Ella miró a Miles desde abajo, con las piernas cruzadas, sin saber si identificarlo o no como una esperanza. La ropa de Miles no le daba ninguna pista. Él levantó el mentón y esbozó una sonrisa. Una cabeza demasiado grande, un cuello demasiado corto, la espalda agobiada con una columna torcida, piernas extrañas que atraían la mirada con sus abrazaderas brillantes de aluminio y los huesos frágiles que se rompían cada dos por tres. Si la mujer de las colinas hubiera estado de pie, Miles apenas le habría llegado al hombro. Ahora esperó, aburrido, a que la mano de ella hiciera el signo de la equis que usaban en los pueblos pequeños contra las mutaciones, pero la mano sólo tembló y se transformó en un puño.

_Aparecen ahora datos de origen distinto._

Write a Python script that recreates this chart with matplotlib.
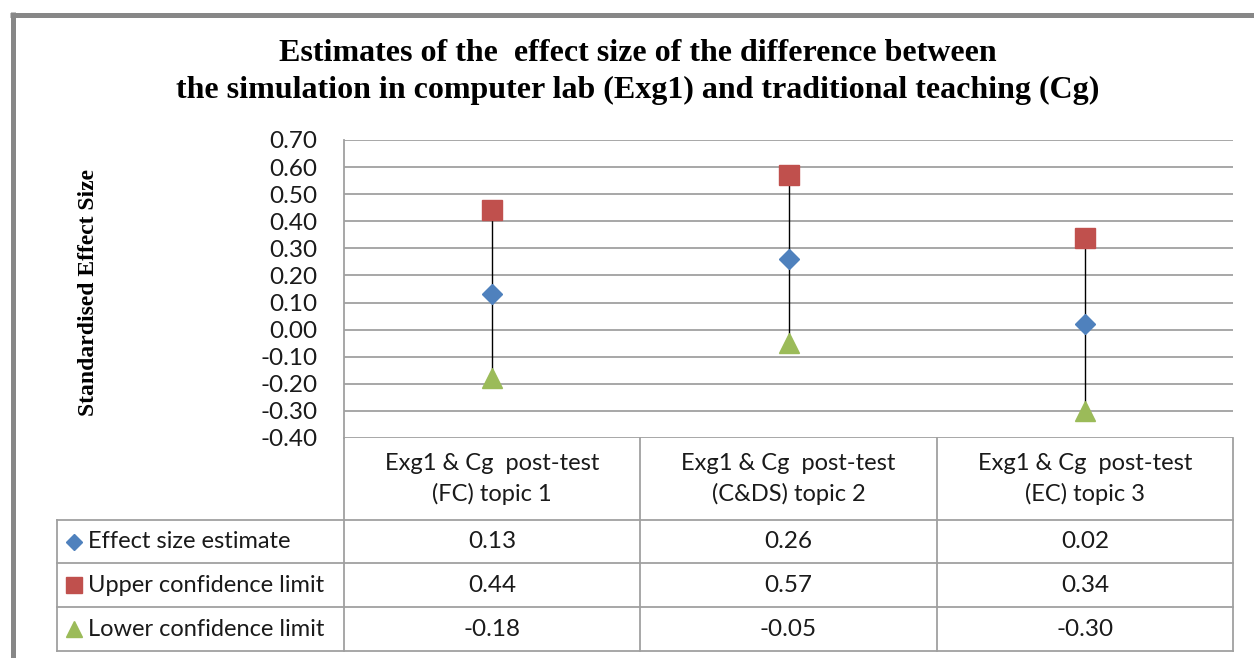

—Tengo que ver a mi señor conde —dijo ella, dirigiéndose a un punto incierto entre el guardia y Miles—. Tengo derecho. Mi padre murió en el Servicio. Tengo derecho.

—El primer ministro, el conde Vorkosigan —afirmó el guardia serio y tenso— ha venido a este estado secundario a descansar. Si estuviera trabajando, ya habría vuelto a Vorbarr Sultana. —El guardia parecía estar deseando viajar él a Vorbarr Sultana en ese mismo momento.

La mujer aprovechó la pausa.

—Usted es sólo un hombre de ciudad. Él es mi conde. Mi derecho.

—¿Para qué quiere ver al conde Vorkosigan? —preguntó Miles con paciencia.

—Asesinato —gruñó la niña-mujer. El guardia de seguridad hizo un leve movimiento espasmódico—. Quiero denunciar un asesinato.

—¿No debería denunciarlo primero frente al portavoz de su pueblo? —preguntó Miles con un gesto para calmar al guardia, que estaba cada vez más inquieto.

—Ya lo he hecho. Y no quiere hacer nada, nada. —La rabia y la frustración le quebraron la voz—. Dice que ya está hecho. Terminado. No quiere tomarme la denuncia, dice que es una estupidez. Que sólo le causaría problemas a todo el mundo, dice. Pero a mí no me importa! ¡Yo quiero justicia!